Adequate sleep is not a luxury. It is crucial for your health.
The Doctor Said "Go To Sleep"
Sleep is good for you. Your mom tried to convince you when you were growing up, and now that you’re grown up that luxury sleep may elude us. So what happens when age-old culprits like insomnia or sleep apnea—or newer ones like a jam-packed schedule—and overstimulation cause you to toss and turn? That’s right, they may affect your health—particularly your heart and your waistline.
Research is pretty clear on this point: sleep is crucial for good health. It helps memory and mood, keeps you trim, strengthens your immune system, fights inflammation, and keeps your heart and blood vessels in tip-top shape. We can all tell when that co-worker or boss had been skimping on sleep.
"When you're sleeping you're regulating hormone levels, you're regulating insulin levels, your blood pressure is being kept under control, there are a lot of things going on, and if you're not getting enough sleep you're throwing these things out of whack," says Shelby Freedman Harris, PsyD, director of behavioral sleep medicine at Montefiore Medical Centers Sleep-Wake Disorders Center in New York City.

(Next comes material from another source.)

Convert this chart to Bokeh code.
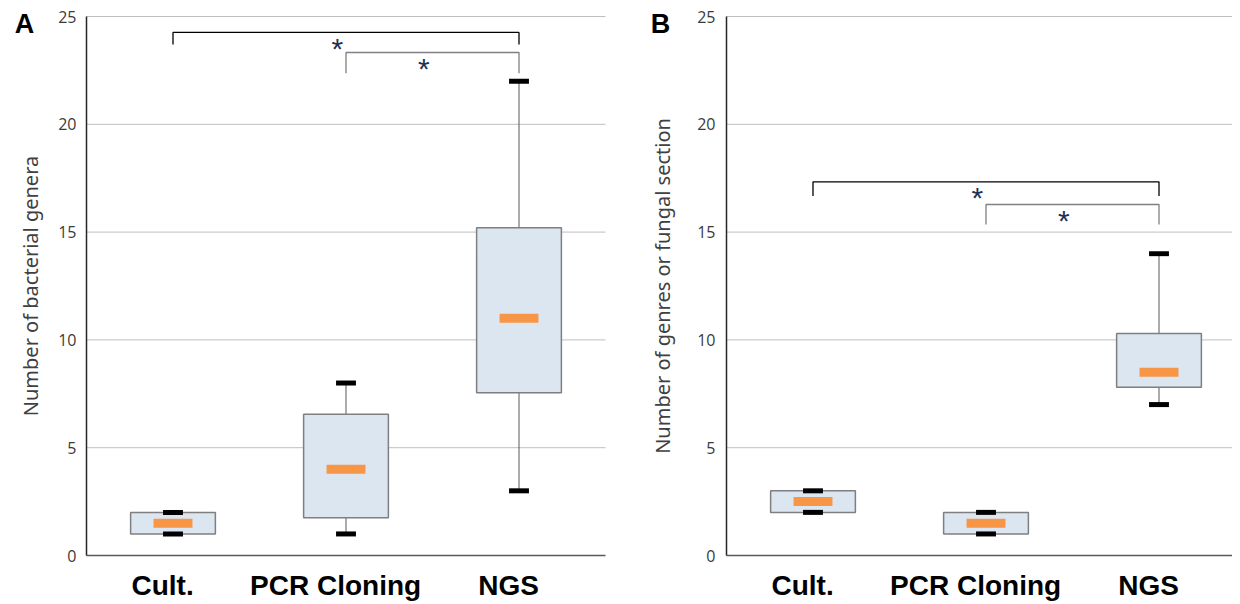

While you're snoozing, the body repairs damaged tissue, produces crucial hormones, and strengthens memoriesa process called consolidation, which helps you perform a new skill better after sleeping than you would if you spent an equivalent amount of time awake. (Take that, all-nighters!)
Is lack of sleep making you fat?
Sleep deprivation reduces sensitivity to insulin, the key blood-sugar-regulating hormone, while making it harder metabolize blood sugar properly. Lack of sleep also boosts levels of hormones that make us hungry, while reducing secretion of the hormones that help us feel full.
When people are sleep deprived and eat a cookie, their blood sugar goes higher and they're more resistant to the effect of insulin than if they ate the same cookie after a good nights sleep, says Dr. Czeisler. "If youre on a diet to lose weight and you're sleeping five to six hours a night, 75% of the weight you lose will be lean body mass."
That means just 25% of the weight you're losing is fat, he added; when people sleep enough, fat accounts for 50% of weight lost.